Omit pictures and quote the listing below line by line, from its start through the line that holds "0.0003, 0.0004, 0.0005];".

(Entries with chart source code)
--------------------------------------------------

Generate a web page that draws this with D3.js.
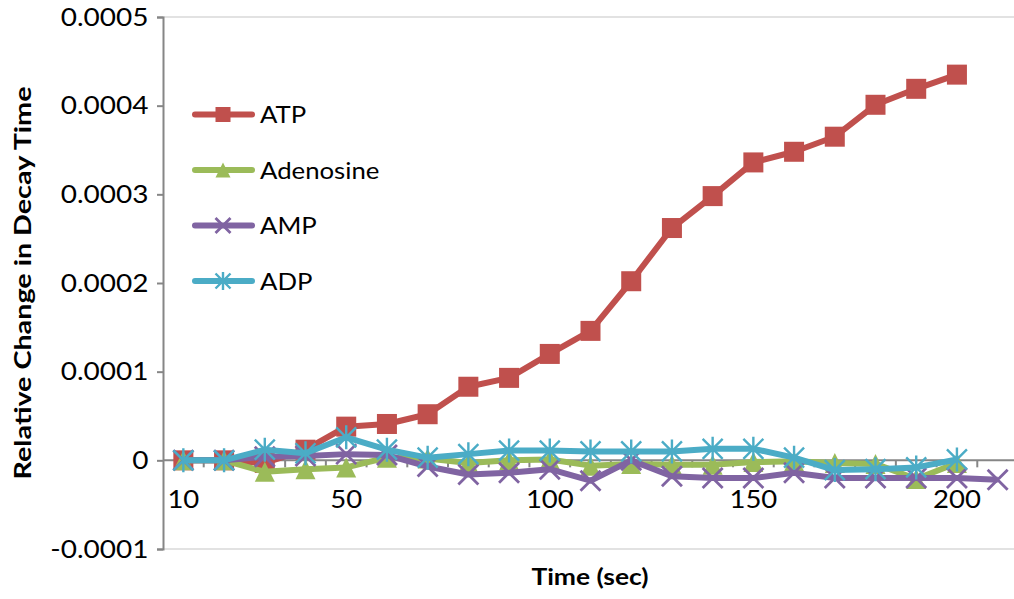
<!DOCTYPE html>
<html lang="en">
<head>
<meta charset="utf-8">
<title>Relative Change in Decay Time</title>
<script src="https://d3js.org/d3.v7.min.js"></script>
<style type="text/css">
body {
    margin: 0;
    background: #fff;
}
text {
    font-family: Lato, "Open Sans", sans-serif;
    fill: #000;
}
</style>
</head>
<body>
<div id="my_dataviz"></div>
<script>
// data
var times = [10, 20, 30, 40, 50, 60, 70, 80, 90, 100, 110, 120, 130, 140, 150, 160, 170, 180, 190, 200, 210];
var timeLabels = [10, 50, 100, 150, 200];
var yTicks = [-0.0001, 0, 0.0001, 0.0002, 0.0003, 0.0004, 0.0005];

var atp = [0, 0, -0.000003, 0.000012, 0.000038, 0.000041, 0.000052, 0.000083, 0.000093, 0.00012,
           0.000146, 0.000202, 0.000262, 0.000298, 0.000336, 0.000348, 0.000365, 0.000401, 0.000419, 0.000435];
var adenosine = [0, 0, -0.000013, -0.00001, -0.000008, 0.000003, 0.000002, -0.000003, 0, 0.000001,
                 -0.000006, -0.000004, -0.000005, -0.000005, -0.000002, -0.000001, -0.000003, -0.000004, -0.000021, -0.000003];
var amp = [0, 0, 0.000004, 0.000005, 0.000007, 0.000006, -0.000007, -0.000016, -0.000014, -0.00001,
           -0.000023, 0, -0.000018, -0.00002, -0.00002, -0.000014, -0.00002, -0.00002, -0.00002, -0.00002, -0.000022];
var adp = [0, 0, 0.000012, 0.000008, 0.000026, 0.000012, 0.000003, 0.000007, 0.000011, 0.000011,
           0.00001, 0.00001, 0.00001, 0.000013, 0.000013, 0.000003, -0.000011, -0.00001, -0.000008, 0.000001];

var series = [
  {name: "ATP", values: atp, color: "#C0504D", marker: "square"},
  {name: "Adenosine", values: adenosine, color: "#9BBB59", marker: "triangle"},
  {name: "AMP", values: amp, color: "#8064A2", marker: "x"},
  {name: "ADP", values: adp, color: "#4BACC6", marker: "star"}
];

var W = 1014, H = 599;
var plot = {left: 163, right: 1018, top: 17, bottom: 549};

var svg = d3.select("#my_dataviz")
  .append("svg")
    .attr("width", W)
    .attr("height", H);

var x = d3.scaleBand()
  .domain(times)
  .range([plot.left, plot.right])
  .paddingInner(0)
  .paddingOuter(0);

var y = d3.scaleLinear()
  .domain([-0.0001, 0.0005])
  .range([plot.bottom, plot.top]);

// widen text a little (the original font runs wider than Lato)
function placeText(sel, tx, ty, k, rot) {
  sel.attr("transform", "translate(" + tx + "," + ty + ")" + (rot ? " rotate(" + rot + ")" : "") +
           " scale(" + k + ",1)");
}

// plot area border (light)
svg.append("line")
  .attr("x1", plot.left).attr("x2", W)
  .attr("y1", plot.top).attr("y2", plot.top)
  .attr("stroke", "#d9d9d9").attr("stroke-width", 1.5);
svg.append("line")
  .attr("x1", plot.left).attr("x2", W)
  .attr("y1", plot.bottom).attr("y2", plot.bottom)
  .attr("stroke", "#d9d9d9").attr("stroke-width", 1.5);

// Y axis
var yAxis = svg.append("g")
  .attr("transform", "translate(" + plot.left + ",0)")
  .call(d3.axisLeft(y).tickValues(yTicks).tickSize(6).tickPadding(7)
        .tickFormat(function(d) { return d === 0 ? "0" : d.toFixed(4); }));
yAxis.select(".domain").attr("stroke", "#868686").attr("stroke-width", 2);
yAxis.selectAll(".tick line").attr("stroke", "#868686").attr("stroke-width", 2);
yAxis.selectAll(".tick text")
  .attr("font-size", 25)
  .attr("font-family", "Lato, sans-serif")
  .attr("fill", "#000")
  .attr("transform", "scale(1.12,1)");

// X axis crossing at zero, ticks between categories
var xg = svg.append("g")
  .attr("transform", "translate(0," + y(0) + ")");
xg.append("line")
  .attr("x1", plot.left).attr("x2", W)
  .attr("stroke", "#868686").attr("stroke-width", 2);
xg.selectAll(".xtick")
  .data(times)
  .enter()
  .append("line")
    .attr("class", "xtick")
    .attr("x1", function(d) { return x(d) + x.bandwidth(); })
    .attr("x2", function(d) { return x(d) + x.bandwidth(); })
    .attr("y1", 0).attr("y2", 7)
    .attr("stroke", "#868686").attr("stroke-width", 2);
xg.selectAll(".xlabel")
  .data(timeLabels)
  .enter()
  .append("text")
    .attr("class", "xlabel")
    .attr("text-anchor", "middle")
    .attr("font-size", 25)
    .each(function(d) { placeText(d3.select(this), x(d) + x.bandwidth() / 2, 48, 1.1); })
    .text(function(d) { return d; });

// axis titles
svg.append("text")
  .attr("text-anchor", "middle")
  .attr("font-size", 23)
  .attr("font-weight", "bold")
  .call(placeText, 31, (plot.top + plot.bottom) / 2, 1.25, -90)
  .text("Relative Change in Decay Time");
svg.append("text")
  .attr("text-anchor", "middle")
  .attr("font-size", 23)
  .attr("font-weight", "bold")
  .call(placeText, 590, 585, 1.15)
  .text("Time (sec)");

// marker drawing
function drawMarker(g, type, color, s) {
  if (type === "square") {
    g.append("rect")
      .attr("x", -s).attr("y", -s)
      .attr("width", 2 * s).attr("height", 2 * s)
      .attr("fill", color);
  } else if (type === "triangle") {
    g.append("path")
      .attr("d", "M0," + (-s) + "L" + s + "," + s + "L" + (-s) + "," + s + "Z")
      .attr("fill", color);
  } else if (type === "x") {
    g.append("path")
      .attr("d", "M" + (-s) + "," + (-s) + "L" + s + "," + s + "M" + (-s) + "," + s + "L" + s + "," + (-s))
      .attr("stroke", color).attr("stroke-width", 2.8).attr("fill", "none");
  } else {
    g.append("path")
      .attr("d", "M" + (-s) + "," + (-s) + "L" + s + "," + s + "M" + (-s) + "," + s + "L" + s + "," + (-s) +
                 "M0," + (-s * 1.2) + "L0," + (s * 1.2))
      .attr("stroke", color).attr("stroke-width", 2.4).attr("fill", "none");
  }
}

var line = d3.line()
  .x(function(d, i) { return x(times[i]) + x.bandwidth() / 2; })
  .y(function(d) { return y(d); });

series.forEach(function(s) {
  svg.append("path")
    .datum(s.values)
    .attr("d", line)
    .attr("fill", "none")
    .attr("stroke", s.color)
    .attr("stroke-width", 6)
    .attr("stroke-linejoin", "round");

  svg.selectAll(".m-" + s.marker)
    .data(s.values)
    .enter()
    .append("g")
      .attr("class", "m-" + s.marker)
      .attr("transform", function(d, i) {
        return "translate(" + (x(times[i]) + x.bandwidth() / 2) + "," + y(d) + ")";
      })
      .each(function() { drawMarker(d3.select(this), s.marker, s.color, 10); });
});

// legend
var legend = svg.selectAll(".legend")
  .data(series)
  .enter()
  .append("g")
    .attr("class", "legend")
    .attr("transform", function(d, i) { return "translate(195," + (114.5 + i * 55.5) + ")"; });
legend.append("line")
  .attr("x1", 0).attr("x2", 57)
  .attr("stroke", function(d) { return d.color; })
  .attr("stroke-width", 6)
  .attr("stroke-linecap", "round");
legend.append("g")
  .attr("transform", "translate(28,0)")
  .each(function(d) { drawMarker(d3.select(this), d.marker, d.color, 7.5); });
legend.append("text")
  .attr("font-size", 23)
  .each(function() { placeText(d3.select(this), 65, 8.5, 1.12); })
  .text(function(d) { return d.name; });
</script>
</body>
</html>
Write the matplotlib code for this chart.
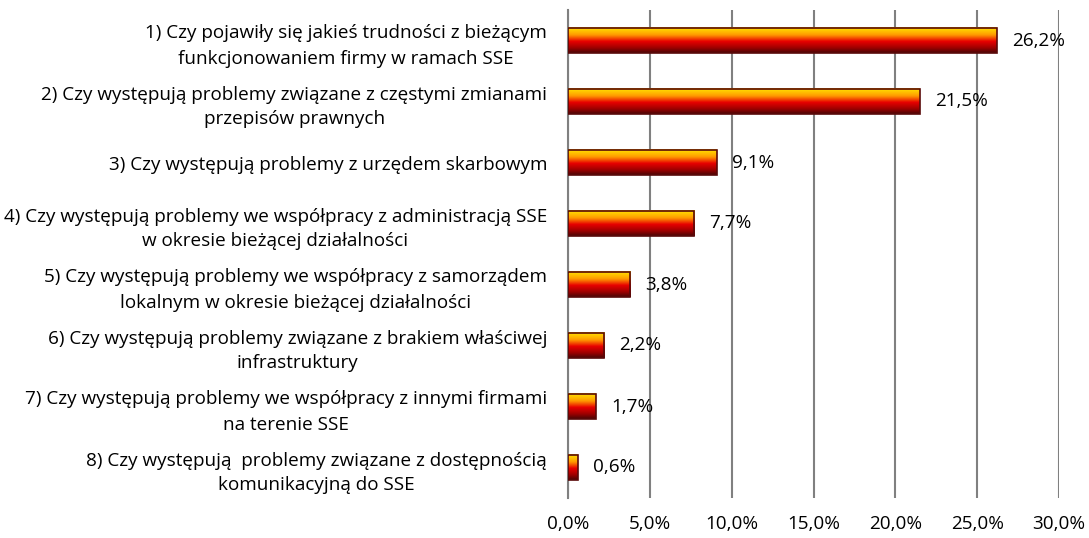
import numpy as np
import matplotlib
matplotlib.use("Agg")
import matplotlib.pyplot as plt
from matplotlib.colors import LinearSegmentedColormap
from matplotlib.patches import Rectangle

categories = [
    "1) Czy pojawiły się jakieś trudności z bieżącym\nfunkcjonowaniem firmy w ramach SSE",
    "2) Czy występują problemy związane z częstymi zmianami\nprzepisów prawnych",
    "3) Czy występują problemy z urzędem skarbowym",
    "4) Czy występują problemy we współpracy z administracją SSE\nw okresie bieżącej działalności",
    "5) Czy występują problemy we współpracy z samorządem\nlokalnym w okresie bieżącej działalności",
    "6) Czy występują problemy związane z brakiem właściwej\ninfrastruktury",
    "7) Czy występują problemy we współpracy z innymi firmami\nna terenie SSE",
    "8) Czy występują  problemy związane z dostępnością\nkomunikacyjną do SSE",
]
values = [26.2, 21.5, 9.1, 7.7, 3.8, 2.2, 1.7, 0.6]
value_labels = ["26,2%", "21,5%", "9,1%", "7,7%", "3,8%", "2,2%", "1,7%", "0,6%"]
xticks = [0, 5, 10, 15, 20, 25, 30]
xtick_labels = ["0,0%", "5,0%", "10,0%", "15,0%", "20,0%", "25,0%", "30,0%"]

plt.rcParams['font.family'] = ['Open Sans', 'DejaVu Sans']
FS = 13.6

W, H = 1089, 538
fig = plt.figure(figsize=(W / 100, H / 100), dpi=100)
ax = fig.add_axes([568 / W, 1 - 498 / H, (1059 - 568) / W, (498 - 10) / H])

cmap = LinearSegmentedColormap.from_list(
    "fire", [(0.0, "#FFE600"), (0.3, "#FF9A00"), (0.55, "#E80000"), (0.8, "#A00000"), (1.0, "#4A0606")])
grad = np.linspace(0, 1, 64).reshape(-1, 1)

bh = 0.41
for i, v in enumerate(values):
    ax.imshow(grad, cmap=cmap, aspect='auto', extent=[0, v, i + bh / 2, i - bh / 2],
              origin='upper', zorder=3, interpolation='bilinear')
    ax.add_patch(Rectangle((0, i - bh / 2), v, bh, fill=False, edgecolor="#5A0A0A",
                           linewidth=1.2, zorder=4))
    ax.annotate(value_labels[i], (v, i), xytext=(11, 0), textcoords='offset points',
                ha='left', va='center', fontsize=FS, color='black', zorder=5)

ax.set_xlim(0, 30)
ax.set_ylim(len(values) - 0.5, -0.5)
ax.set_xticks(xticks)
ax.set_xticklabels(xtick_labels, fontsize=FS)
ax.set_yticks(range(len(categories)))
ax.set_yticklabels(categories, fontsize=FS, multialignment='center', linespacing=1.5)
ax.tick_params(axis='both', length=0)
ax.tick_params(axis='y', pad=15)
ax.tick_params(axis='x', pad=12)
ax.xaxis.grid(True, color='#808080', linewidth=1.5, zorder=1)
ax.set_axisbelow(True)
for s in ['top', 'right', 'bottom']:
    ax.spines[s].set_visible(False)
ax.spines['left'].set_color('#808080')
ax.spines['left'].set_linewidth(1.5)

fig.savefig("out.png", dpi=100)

--------------------------------------------------

Task solution:
Generate a web page that draws this with D3.js.
<!DOCTYPE html>
<html lang="en">
<head>
<meta charset="utf-8">
<title>Relative Change in Decay Time</title>
<script src="https://d3js.org/d3.v7.min.js"></script>
<style type="text/css">
body {
    margin: 0;
    background: #fff;
}
text {
    font-family: Lato, "Open Sans", sans-serif;
    fill: #000;
}
</style>
</head>
<body>
<div id="my_dataviz"></div>
<script>
// data
var times = [10, 20, 30, 40, 50, 60, 70, 80, 90, 100, 110, 120, 130, 140, 150, 160, 170, 180, 190, 200, 210];
var timeLabels = [10, 50, 100, 150, 200];
var yTicks = [-0.0001, 0, 0.0001, 0.0002, 0.0003, 0.0004, 0.0005];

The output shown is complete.